Limestone Water - this was new to me

We attended a Thai cooking class while in Bangkok last week and one of the surprising to me ingredients was limestone (or lime) water. It’s made by soaking lime putty in water and apparently makes pastry crispier and helps fruit keep its shape when cooked.

Here’s a sample recipe:

Has anyone here used the ingredient outside of traditional thai recipes? I could see trying it in a pie crust or fruit pie filling.

No but I’ve used other alkaline ingredients. Limestone is calcium carbonate and they made it in Thailand by burning sea shells and running water through the result. It would be an interesting thing to use.

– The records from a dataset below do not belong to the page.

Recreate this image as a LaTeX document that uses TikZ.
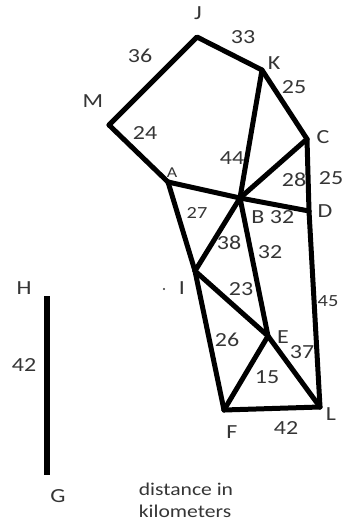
\documentclass[tikz,border=0pt]{standalone}
\usepackage{fontspec}
\setmainfont{Carlito}[FakeStretch=1.2]
\definecolor{txt}{HTML}{353535}
\begin{document}
\begin{tikzpicture}[x=1pt,y=-1pt,
  edge/.style={line width=5pt,line cap=round,line join=round},
  lbl/.style={text=txt,inner sep=0pt,font=\fontsize{20}{24}\selectfont},
  note/.style={text=txt,inner sep=0pt,font=\fontsize{18}{22}\selectfont,align=left}]
\useasboundingbox (0,0) rectangle (345,523);
% vertices
\coordinate (J) at (197,37);
\coordinate (K) at (262,70);
\coordinate (C) at (307,139);
\coordinate (M) at (109,125);
\coordinate (A) at (168,182);
\coordinate (B) at (240,198);
\coordinate (D) at (309,211);
\coordinate (I) at (195,271);
\coordinate (E) at (268,336);
\coordinate (F) at (224,410);
\coordinate (L) at (320,407);
\coordinate (H) at (47,296);
\coordinate (G) at (47,475);
% edges
\draw[edge] (M) -- (J) -- (K) -- (C);
\draw[edge] (M) -- (A);
\draw[edge] (K) -- (B);
\draw[edge] (C) -- (B);
\draw[edge] (C) -- (D);
\draw[edge] (A) -- (B);
\draw[edge] (B) -- (D);
\draw[edge] (A) -- (I);
\draw[edge] (B) -- (I);
\draw[edge] (B) -- (E);
\draw[edge] (I) -- (E);
\draw[edge] (I) -- (F);
\draw[edge] (E) -- (F);
\draw[edge] (E) -- (L);
\draw[edge] (F) -- (L);
\draw[edge] (D) -- (L);
\draw[line width=5.5pt] (H) -- (G);
% vertex labels
\node[lbl] (lJ) at (198,13) {J};
\node[lbl] (lK) at (274,63) {K};
\node[lbl] (lC) at (323,137) {C};
\node[lbl] (lM) at (93,101) {M};
\node[lbl,font=\fontsize{15}{18}\selectfont] (lA) at (172,173) {A};
\node[lbl] (lB) at (258,217) {B};
\node[lbl] (lD) at (325,211) {D};
\node[lbl] (lI) at (182,288) {I};
\node[lbl] (lE) at (283,337) {E};
\node[lbl] (lF) at (232,432) {F};
\node[lbl] (lL) at (331,414) {L};
\node[lbl] (lH) at (24,288) {H};
\node[lbl] (lG) at (58,496) {G};
\fill[txt] (164,289) circle (1.2pt);
% edge labels
\node[lbl] (w36) at (140,56) {36};
\node[lbl] (w33) at (243,37) {33};
\node[lbl] (w25a) at (294,87) {25};
\node[lbl] (w24) at (145,133) {24};
\node[lbl] (w44) at (232,158) {44};
\node[lbl] (w28) at (294,180) {28};
\node[lbl] (w25b) at (331,178) {25};
\node[lbl,font=\fontsize{17}{20}\selectfont] (w27) at (197,213) {27};
\node[lbl] (w32a) at (282,217) {32};
\node[lbl] (w38) at (229,243) {38};
\node[lbl] (w32b) at (270,252) {32};
\node[lbl] (w23) at (241,289) {23};
\node[lbl,font=\fontsize{17}{20}\selectfont] (w45) at (328,301) {45};
\node[lbl] (w26) at (227,340) {26};
\node[lbl] (w37) at (302,352) {37};
\node[lbl] (w15) at (267,377) {15};
\node[lbl] (w42a) at (286,428) {42};
\node[lbl] (w42b) at (24,365) {42};
\node[note] (nt) at (186,500) {distance in\\kilometers};
\end{tikzpicture}
\end{document}
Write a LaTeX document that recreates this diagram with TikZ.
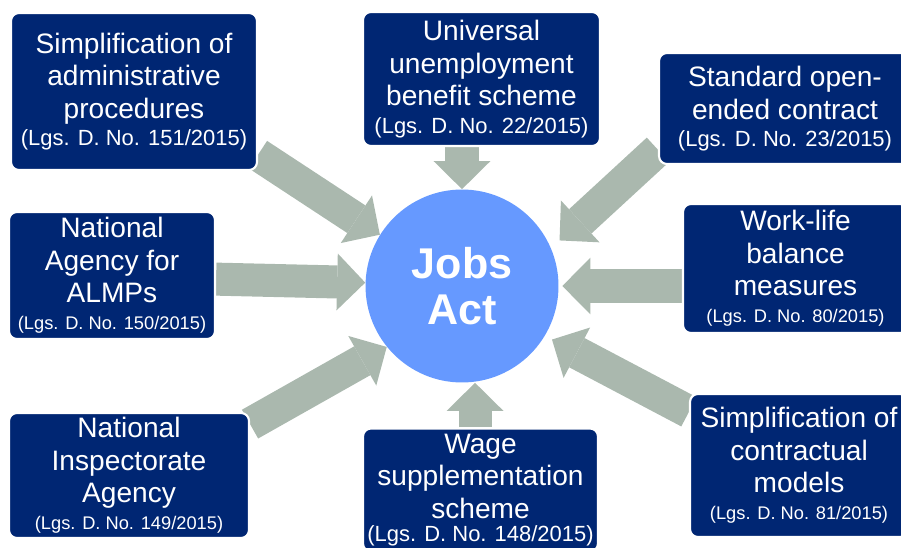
\documentclass[tikz,border=0pt]{standalone}
\usepackage{fontspec}
\setmainfont{Liberation Sans}
\usetikzlibrary{arrows.meta,backgrounds}
\definecolor{navybox}{RGB}{0,38,115}
\definecolor{hubblue}{RGB}{102,153,255}
\definecolor{arrowgray}{RGB}{170,184,174}
\newcommand{\lgsbig}[1]{{\fontsize{12.5}{15}\selectfont #1}}
\newcommand{\lgssmall}[1]{{\fontsize{10.4}{12.5}\selectfont #1}}

\begin{document}
\begin{tikzpicture}[x=0.02cm, y=-0.02cm,
  lawbox/.style={draw=white, line width=1.2pt, fill=navybox, rounded corners=4.5pt, text=white, align=center, inner sep=0pt, font={\fontsize{16}{18.5}\selectfont}},
  hub/.style={circle, fill=hubblue, text=white, minimum size=3.86cm, inner sep=0pt, align=center, font={\fontsize{24.5}{26.2}\selectfont\bfseries}},
  bigarrow/.style={draw=arrowgray, line width=18.8pt, -{Triangle[length=16pt, width=32.4pt, line width=0pt]}}]
\useasboundingbox (0,0) rectangle (901,547);
\clip (0,0) rectangle (901,547);

% Centre
\node[hub] (jobs) at (462,286) {Jobs\\Act};

% Boxes
\node[lawbox, minimum width=4.92cm, minimum height=3.14cm] (admin) at (134,91.5) {Simplification of\\administrative\\procedures\\[-3pt]\lgsbig{(Lgs. D. No. 151/2015)}};
\node[lawbox, minimum width=4.74cm, minimum height=2.68cm] (unemp) at (481.5,79) {Universal\\unemployment\\benefit scheme\\[-3pt]\lgsbig{(Lgs. D. No. 22/2015)}};
\node[lawbox, minimum width=5.04cm, minimum height=2.22cm] (contract) at (785,108.5) {Standard open-\\ended contract\\[-3pt]\lgsbig{(Lgs. D. No. 23/2015)}};
\node[lawbox, minimum width=4.5cm, minimum height=2.58cm] (worklife) at (795.5,268.5) {Work-life\\balance\\measures\\[-3pt]\lgssmall{(Lgs. D. No. 80/2015)}};
\node[lawbox, minimum width=4.36cm, minimum height=2.86cm] (models) at (799,465.5) {Simplification of\\contractual\\models\\[-3pt]\lgssmall{(Lgs. D. No. 81/2015)}};
\node[lawbox, minimum width=4.7cm, minimum height=2.46cm] (wage) at (480.5,490) {Wage\\supplementation\\scheme\\[-5pt]\lgsbig{(Lgs. D. No. 148/2015)}};
\node[lawbox, minimum width=4.8cm, minimum height=2.5cm] (inspect) at (129,475.5) {National\\Inspectorate\\Agency\\[-3pt]\lgssmall{(Lgs. D. No. 149/2015)}};
\node[lawbox, minimum width=4.12cm, minimum height=2.54cm] (almp) at (112,275.5) {National\\Agency for\\ALMPs\\[-3pt]\lgssmall{(Lgs. D. No. 150/2015)}};

% Arrows
\begin{pgfonlayer}{background}
\draw[bigarrow] (admin.-27) -- (jobs.148.5);
\draw[bigarrow] (unemp.south -| jobs) -- (jobs.north);
\draw[bigarrow, shorten >=6.5pt] (contract.198.7) -- (jobs.23.5);
\draw[bigarrow, shorten >=2pt] (worklife.west |- jobs) -- (jobs.east);
\draw[bigarrow, shorten >=4.5pt] (models.154.6) -- (jobs.-31);
\draw[bigarrow] (wage.95) -- (wage.95 |- jobs.south);
\draw[bigarrow] (inspect.23.5) -- (jobs.219);
\draw[bigarrow] (almp.-2) -- (jobs.178);
\end{pgfonlayer}
\end{tikzpicture}
\end{document}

You can make sodium carbonate by baking off most of the water in baking soda. It makes for a much stronger alkaline powder. If you use a bit when you make your homemade ramen noodles, you get the appropriate springy texture, very unlike Italian pasta. I believe that many, if not most Asian wheat noodles use some form of an alkaline agent, whether calcium or sodium-based. You can just throw it in the cooking water for any pasta, but then rinse the pasta or it will taste like soap. Do it with boiling water so you don’t cool down the pasta.

I’ve marinated shrimp in an alkaline water. It helps them become firmer when cooked. Or so I’m told. They didn’t seem all that different to me.

Interesting idea to use it in pastry. I haven’t done that but now I’m curious. The only problem is that a little of that stuff goes a long way.

What were you making with it when you used it?

That covers it!!!

That’s interesting; I just read an article the other day suggesting that if, in a pinch, you boil linguine with just a bit of baking soda the result is a passable ramen noodle. They also warned that a very little bit goes a long way.

We used it for a deep fried pastry which was indeed nice and crisp. How much if that was attributable to the water I don’t know.

I have a supply of the lime now waiting to experiment with.